Task goal >> Only the lines from the line containing "Recreate this image" through the line containing "from matplotlib.transforms import" should be reproduced, please, with no pictures.

(Plotting code records)
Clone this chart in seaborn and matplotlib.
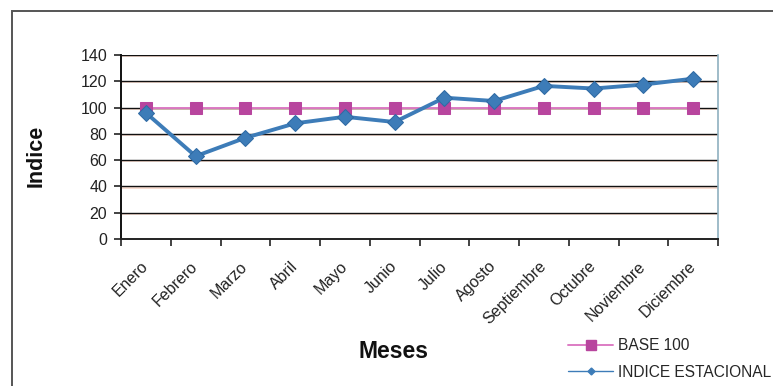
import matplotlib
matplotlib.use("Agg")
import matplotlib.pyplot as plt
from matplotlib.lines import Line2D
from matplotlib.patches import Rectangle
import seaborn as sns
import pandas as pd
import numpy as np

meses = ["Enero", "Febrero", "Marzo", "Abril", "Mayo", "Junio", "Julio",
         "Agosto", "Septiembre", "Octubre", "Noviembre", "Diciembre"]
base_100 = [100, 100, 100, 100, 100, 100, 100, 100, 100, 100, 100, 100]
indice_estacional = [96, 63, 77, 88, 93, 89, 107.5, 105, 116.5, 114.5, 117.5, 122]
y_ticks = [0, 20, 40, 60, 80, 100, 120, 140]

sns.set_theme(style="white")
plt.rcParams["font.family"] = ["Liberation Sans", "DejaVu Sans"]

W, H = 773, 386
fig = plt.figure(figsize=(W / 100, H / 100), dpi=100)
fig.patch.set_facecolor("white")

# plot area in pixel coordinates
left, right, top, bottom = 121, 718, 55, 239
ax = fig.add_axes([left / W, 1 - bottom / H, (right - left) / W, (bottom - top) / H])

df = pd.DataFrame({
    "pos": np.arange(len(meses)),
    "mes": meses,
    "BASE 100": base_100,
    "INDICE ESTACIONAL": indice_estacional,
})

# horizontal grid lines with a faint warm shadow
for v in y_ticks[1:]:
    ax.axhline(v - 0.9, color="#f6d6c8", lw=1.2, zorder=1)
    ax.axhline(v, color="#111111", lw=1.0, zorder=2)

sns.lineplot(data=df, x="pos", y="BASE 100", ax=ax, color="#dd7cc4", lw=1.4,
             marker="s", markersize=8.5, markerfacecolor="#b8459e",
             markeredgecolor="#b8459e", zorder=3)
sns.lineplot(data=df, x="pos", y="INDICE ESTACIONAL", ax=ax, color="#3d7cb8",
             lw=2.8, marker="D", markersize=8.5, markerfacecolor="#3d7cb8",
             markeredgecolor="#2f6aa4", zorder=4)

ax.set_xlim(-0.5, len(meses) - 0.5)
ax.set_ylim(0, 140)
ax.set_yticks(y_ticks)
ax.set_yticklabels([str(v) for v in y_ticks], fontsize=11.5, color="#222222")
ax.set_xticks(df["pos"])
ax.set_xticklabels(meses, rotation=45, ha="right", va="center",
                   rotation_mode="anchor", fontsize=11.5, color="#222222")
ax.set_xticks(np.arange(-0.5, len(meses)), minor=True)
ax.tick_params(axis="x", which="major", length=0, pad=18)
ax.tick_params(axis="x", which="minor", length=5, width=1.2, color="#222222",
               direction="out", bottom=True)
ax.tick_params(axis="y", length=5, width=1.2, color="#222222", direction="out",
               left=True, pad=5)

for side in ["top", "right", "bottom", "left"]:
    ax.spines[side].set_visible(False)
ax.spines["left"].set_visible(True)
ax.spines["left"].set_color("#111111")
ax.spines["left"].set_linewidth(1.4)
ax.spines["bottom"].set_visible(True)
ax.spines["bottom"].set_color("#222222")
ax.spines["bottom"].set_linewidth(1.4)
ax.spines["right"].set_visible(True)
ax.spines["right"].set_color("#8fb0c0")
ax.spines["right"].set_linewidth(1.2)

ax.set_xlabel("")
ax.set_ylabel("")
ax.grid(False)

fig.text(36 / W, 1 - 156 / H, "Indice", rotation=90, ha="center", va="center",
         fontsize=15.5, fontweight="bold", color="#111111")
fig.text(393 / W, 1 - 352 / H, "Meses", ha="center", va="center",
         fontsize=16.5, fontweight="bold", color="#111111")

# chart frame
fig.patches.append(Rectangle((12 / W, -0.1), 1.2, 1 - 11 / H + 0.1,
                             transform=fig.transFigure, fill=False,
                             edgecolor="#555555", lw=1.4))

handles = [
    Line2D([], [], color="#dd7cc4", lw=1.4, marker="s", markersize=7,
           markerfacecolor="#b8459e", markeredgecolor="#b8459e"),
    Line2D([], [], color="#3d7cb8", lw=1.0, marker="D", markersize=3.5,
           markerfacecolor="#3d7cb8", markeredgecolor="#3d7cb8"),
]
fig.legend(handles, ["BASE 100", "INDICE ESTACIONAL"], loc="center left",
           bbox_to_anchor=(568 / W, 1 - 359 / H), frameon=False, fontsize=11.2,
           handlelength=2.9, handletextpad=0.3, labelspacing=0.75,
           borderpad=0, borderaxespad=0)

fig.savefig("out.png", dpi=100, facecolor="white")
* * *
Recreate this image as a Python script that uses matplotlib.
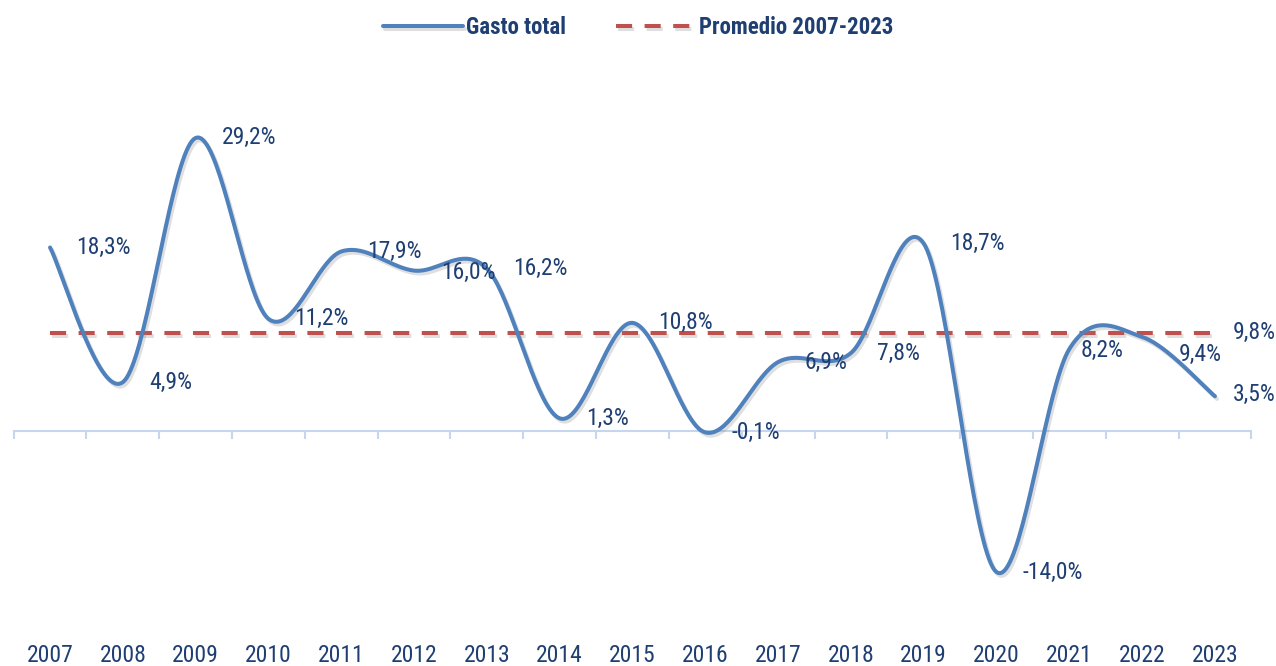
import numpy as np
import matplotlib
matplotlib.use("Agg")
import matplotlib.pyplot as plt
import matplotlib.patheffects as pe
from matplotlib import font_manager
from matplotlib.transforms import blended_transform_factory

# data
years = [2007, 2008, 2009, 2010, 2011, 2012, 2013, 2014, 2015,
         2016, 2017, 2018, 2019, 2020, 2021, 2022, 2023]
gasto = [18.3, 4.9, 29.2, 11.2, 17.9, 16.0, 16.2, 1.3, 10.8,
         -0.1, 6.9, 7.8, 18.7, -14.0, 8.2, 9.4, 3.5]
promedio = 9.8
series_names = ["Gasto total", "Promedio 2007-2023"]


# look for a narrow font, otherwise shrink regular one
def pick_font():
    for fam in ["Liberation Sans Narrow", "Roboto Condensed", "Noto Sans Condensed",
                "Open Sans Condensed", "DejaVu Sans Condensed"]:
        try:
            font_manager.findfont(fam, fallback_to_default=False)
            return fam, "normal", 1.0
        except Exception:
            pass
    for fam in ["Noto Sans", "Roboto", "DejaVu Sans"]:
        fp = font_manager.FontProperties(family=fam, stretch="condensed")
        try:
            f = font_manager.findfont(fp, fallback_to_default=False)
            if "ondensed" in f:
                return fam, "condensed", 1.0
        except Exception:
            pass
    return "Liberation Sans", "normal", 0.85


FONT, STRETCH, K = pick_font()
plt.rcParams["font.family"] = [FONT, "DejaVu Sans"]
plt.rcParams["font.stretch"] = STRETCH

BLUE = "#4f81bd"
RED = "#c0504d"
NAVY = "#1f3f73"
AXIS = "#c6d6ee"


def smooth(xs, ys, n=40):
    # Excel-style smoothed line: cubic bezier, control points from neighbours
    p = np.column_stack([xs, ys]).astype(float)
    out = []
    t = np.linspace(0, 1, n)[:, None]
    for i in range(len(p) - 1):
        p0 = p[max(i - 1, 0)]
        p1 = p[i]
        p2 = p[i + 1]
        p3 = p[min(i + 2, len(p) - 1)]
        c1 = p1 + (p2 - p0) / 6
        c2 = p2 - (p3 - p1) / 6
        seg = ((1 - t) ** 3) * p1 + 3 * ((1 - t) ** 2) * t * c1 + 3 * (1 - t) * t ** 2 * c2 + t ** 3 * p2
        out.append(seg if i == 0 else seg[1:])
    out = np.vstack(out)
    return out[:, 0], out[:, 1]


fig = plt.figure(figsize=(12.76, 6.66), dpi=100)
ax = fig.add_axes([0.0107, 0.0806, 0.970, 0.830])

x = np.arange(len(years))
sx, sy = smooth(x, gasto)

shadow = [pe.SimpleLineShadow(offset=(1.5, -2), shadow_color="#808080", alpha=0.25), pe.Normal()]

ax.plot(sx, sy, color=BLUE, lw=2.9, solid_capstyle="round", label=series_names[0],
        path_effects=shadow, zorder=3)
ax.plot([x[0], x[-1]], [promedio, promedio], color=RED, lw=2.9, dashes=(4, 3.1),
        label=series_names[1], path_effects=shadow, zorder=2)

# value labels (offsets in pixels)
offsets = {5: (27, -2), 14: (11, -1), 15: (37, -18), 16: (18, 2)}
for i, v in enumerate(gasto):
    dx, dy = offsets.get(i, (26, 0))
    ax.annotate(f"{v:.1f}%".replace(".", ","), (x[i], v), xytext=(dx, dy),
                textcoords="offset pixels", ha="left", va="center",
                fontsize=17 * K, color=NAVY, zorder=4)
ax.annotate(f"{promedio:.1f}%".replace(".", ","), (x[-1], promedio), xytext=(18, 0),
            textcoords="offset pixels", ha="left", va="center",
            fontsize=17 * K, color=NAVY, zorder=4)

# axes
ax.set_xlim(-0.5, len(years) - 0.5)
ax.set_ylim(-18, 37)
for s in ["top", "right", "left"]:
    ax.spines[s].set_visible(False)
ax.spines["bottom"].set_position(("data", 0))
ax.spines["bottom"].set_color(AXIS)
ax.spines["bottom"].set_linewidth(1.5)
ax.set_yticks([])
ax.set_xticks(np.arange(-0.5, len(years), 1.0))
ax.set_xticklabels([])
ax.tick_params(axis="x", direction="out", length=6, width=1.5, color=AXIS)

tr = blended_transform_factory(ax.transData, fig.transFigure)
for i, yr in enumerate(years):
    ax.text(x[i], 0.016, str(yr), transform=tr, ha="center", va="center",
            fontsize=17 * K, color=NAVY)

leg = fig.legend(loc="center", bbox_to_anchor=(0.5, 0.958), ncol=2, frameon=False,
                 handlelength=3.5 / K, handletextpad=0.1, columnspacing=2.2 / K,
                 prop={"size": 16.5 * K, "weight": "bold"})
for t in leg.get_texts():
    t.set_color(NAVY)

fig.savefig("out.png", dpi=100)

Output for this exercise >>
Recreate this image as a Python script that uses matplotlib.
import numpy as np
import matplotlib
matplotlib.use("Agg")
import matplotlib.pyplot as plt
import matplotlib.patheffects as pe
from matplotlib import font_manager
from matplotlib.transforms import blended_transform_factory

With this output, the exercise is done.